A Treasury program to guarantee losses on money market mutual funds as of Sept. 29, 2008. The market valuation for those funds, which the government guarantees, was $3,355.3 billion. [1]

Wall Street Bailout Accounting
(back to main table)
MONEY MARKET MUTUAL FUND
Balance Sheet
Disbursed*: $0
Current outstanding: $0
Public Funds
Maximum at-risk: $3,355.3B[2]
Current at-risk:

* See the methodology and glossary for definitions of "disbursed," etc.
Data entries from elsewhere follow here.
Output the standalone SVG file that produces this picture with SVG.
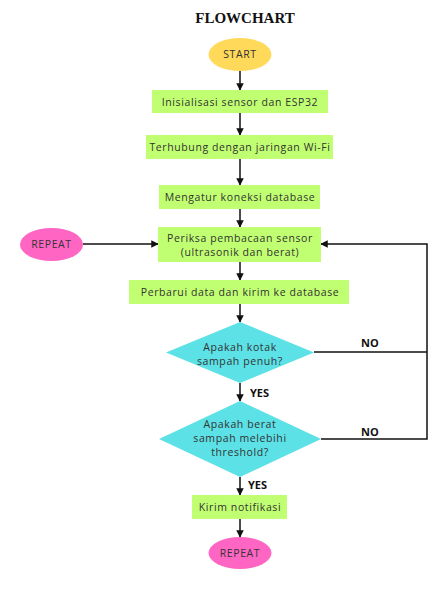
<svg xmlns="http://www.w3.org/2000/svg" width="448" height="597" viewBox="0 0 448 597">
<style>
.t{font-family:"Open Sans","Noto Sans",sans-serif;font-size:10.5px;fill:#333;text-anchor:middle;letter-spacing:0.6px}
.box{fill:#c1ff72}
.dia{fill:#5ce1e6}
.ln{stroke:#111;stroke-width:1.5;fill:none}
.lbl{font-family:"Open Sans","Noto Sans",sans-serif;font-size:11px;font-weight:bold;fill:#111}
</style>
<defs>
<marker id="ah" viewBox="0 0 10 10" refX="9" refY="5" markerWidth="5" markerHeight="5" orient="auto">
<path d="M0,0 L10,5 L0,10 z" fill="#111"/>
</marker>
</defs>
<rect width="448" height="597" fill="#fff"/>
<text x="245" y="23" font-family="Liberation Serif,serif" font-size="15" font-weight="bold" text-anchor="middle" fill="#111">FLOWCHART</text>
<g id="connectors">
<line class="ln" x1="240" y1="71" x2="240" y2="90" marker-end="url(#ah)"/>
<line class="ln" x1="240" y1="113" x2="240" y2="135" marker-end="url(#ah)"/>
<line class="ln" x1="240" y1="159" x2="240" y2="185" marker-end="url(#ah)"/>
<line class="ln" x1="240" y1="209" x2="240" y2="227" marker-end="url(#ah)"/>
<line class="ln" x1="83" y1="244" x2="158" y2="244" marker-end="url(#ah)"/>
<line class="ln" x1="240" y1="262" x2="240" y2="280" marker-end="url(#ah)"/>
<line class="ln" x1="240" y1="304" x2="240" y2="322" marker-end="url(#ah)"/>
<line class="ln" x1="240" y1="383" x2="240" y2="401" marker-end="url(#ah)"/>
<line class="ln" x1="240" y1="477" x2="240" y2="495" marker-end="url(#ah)"/>
<line class="ln" x1="240" y1="519" x2="240" y2="537" marker-end="url(#ah)"/>
<polyline class="ln" points="314,352 427,352"/>
<polyline class="ln" points="321,439 427,439 427,244 321,244" marker-end="url(#ah)"/>
<text class="lbl" x="361" y="347">NO</text>
<text class="lbl" x="361" y="436">NO</text>
<text class="lbl" x="250" y="397">YES</text>
<text class="lbl" x="248" y="489">YES</text>
</g>
<g id="start">
<ellipse cx="240" cy="54.5" rx="31.5" ry="16.5" fill="#ffd95a"/>
<text class="t" x="240" y="58">START</text>
</g>
<g id="init">
<rect class="box" x="152" y="90" width="176" height="23"/>
<text class="t" x="240" y="105.5">Inisialisasi sensor dan ESP32</text>
</g>
<g id="wifi">
<rect class="box" x="146" y="135" width="187" height="24"/>
<text class="t" x="240" y="151">Terhubung dengan jaringan Wi-Fi</text>
</g>
<g id="db">
<rect class="box" x="159" y="185" width="161" height="24"/>
<text class="t" x="240" y="201">Mengatur koneksi database</text>
</g>
<g id="repeat1">
<ellipse cx="51.5" cy="244.5" rx="31.5" ry="16.5" fill="#ff66c4"/>
<text class="t" x="51.5" y="248" font-size="10">REPEAT</text>
</g>
<g id="check">
<rect class="box" x="158" y="227" width="163" height="35"/>
<text class="t" x="240" y="242">Periksa pembacaan sensor</text>
<text class="t" x="240" y="256">(ultrasonik dan berat)</text>
</g>
<g id="update">
<rect class="box" x="129" y="280" width="220" height="24"/>
<text class="t" x="240" y="296">Perbarui data dan kirim ke database</text>
</g>
<g id="full">
<polygon class="dia" points="240,322 314,352.5 240,383 166,352.5"/>
<text class="t" x="240" y="351">Apakah kotak</text>
<text class="t" x="240" y="365">sampah penuh?</text>
</g>
<g id="weight">
<polygon class="dia" points="240,401 321,439 240,477 159,439"/>
<text class="t" x="240" y="428">Apakah berat</text>
<text class="t" x="240" y="442">sampah melebihi</text>
<text class="t" x="240" y="456">threshold?</text>
</g>
<g id="notify">
<rect class="box" x="192" y="495" width="95" height="24"/>
<text class="t" x="240" y="511">Kirim notifikasi</text>
</g>
<g id="repeat2">
<ellipse cx="240" cy="553" rx="31.5" ry="16" fill="#ff66c4"/>
<text class="t" x="240" y="557" font-size="10">REPEAT</text>
</g>
</svg>
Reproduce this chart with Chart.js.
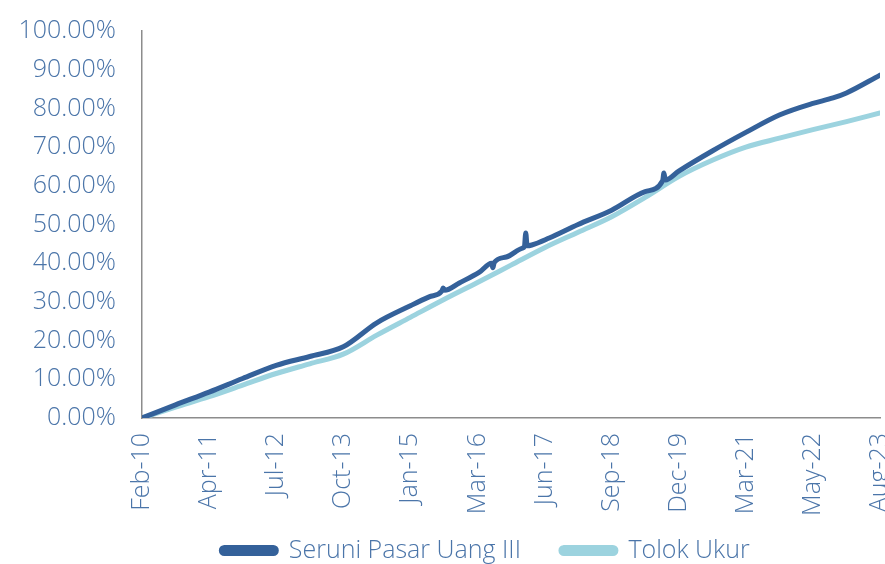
<!DOCTYPE html>
<html>
<head>
<meta charset="utf-8">
<script src="https://cdn.jsdelivr.net/npm/chart.js@4/dist/chart.umd.min.js"></script>
<style>
  html, body { margin: 0; padding: 0; overflow: hidden; background: #fff; }
  #wrap { width: 885px; height: 593px; }
</style>
</head>
<body>
<div id="wrap"><canvas id="chart"></canvas></div>
<script>
// x positions are in axis-label periods (0 = Feb-10 ... 11 = Aug-23)
const xLabels = ['Feb-10', 'Apr-11', 'Jul-12', 'Oct-13', 'Jan-15', 'Mar-16',
                 'Jun-17', 'Sep-18', 'Dec-19', 'Mar-21', 'May-22', 'Aug-23'];

const seruniX = [0, 0.5, 1, 1.5, 2, 2.5, 3, 3.5, 4, 4.28, 4.47, 4.49, 4.51, 4.73, 5.03, 5.21, 5.23, 5.25, 5.43,
                 5.67, 5.70, 5.72, 5.74, 5.81, 6.07, 6.5, 7, 7.5, 7.76, 7.78, 7.80, 8, 8.5, 9, 9.5, 10, 10.3, 10.5, 11];
const seruniY = [0, 3.4, 6.7, 10.2, 13.6, 15.9, 18.4, 24.6, 29.0, 31.3, 32.8, 33.6, 33.0, 34.9, 37.7, 40.0, 38.8, 40.2, 41.6,
                 43.9, 44.3, 47.8, 44.5, 44.7, 46.5, 50.0, 53.7, 58.5, 61.3, 63.3, 61.5, 63.8, 69.0, 73.8, 78.3, 81.3, 82.7, 84.0, 88.6];

const tolokX = [0, 0.5, 1, 1.5, 2, 2.5, 3, 3.5, 4, 4.5, 5, 5.5, 6, 6.5, 7, 7.5, 8, 8.5, 9, 9.5, 10, 10.5, 11];
const tolokY = [0, 2.8, 5.5, 8.5, 11.5, 14.0, 16.5, 21.4, 26.0, 30.6, 35.0, 39.5, 44.0, 48.0, 52.0, 57.0, 62.4, 66.6, 70.0, 72.3, 74.5, 76.6, 78.8];

const seriesNames = ['Seruni Pasar Uang III', 'Tolok Ukur'];

const textColor = '#4b75a9';
const axisColor = '#8c8c8c';
const font = { family: "'Open Sans', 'Noto Sans', sans-serif", size: 25, weight: '300' };

const toPoints = (xs, ys) => xs.map((x, i) => ({ x: x, y: ys[i] }));

// legend sits left of the canvas centre and tucks up under the rotated labels
const legendShift = {
  id: 'legendShift',
  afterLayout(chart) {
    chart.legend.left = 91;
    chart.legend.top = chart.chartArea.bottom + 80;
  }
};

new Chart(document.getElementById('chart'), {
  type: 'line',
  data: {
    datasets: [
      {
        label: seriesNames[0],
        data: toPoints(seruniX, seruniY),
        borderColor: '#34619a',
        backgroundColor: '#34619a',
        borderWidth: 5,
        pointRadius: 0,
        borderCapStyle: 'round',
        borderJoinStyle: 'round',
        cubicInterpolationMode: 'monotone'
      },
      {
        label: seriesNames[1],
        data: toPoints(tolokX, tolokY),
        borderColor: '#9cd3df',
        backgroundColor: '#9cd3df',
        borderWidth: 5,
        pointRadius: 0,
        borderCapStyle: 'round',
        borderJoinStyle: 'round',
        cubicInterpolationMode: 'monotone'
      }
    ]
  },
  options: {
    responsive: true,
    maintainAspectRatio: false,
    animation: false,
    layout: { padding: { top: 31, left: 0, right: 5, bottom: 0 } },
    plugins: {
      legend: {
        position: 'bottom',
        labels: {
          color: textColor,
          font: font,
          boxWidth: 55,
          boxHeight: 6,
          useBorderRadius: true,
          borderRadius: 3,
          padding: 40
        }
      },
      tooltip: { enabled: false }
    },
    scales: {
      x: {
        type: 'linear',
        min: 0,
        max: 11,
        grid: { display: false, drawTicks: false },
        border: { display: true, color: axisColor, width: 1.5 },
        ticks: {
          stepSize: 1,
          minRotation: 90,
          maxRotation: 90,
          padding: 15,
          color: textColor,
          font: font,
          callback: v => xLabels[v]
        },
        afterFit: scale => {
          scale.height = 100;
          scale.paddingLeft = 0;
          scale.paddingRight = 0;
        }
      },
      y: {
        min: 0,
        max: 100,
        grid: { display: false, drawTicks: false },
        border: { display: true, color: axisColor, width: 1.5 },
        ticks: {
          stepSize: 10,
          padding: 26,
          color: textColor,
          font: font,
          callback: v => v.toFixed(2) + '%'
        },
        afterFit: scale => {
          scale.width = 142;
          scale.paddingTop = 0;
          scale.paddingBottom = 0;
        }
      }
    }
  },
  plugins: [legendShift]
});
</script>
</body>
</html>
Funding agency and aid type

The funding agency was the US Treasury.

Government guarantees against loss.

Who benefits

Investors in money market mutual funds, money market mutual fund managers.

Background

SIGTARP: “Money Market Mutual Fund (“MMMF”) Program — [3]Total Potential Support: $3.4 Trillion. Treasury initiated the temporary Money Market Mutual Fund (“MMMF”) guarantee program on September 29, 2008. The stated intent was to address temporary dislocations in credit markets by guaranteeing “the share price of any publicly offered eligible money market mutual fund — both retail and institutional — that applies for and pays a fee to participate in the program.” According to Treasury, the program provided “coverage to shareholders for amounts that they held in participating money market funds as of the close of business on September 19, 2008. The guarantee will be triggered if a participating fund’s net asset value falls below $0.995, commonly referred to as breaking the buck.” Originally designed to last for three months, the program has been renewed and extended by the Treasury Secretary to run until the close of business on September 18, 2009. Funding for the program was drawn not from TARP funds, but from the Exchange Stabilization Fund, which was established by the Gold Reserve Act of 1934. The Exchange Stabilization Fund has assets of approximately $50 million, and the total exposure of the MMMF program is theoretically approximately $3.4 trillion — the total amount of money market mutual funds outstanding as of the third quarter of 2008, when the program was created.”


Notes

Via Prins: “The temporary guarantee program provides coverage to shareholders for amounts that they held in participating money market funds as of the close of business on September 19, 2008. The guarantee will be triggered if a participating fund’s net asset value falls below $0.995, commonly referred to as breaking the buck. All money market mutual funds that are regulated under Rule 2a-7 of the Investment Company Act of 1940, maintain a stable share price of $1, and are publicly offered and registered with the Securities and Exchange Commission will be eligible to participate in the program. Total exposure of the MMMF program is theoretically $3.7 trillion, the total amount of money market mutual funds outstanding as of the first quarter of 2009.”[4]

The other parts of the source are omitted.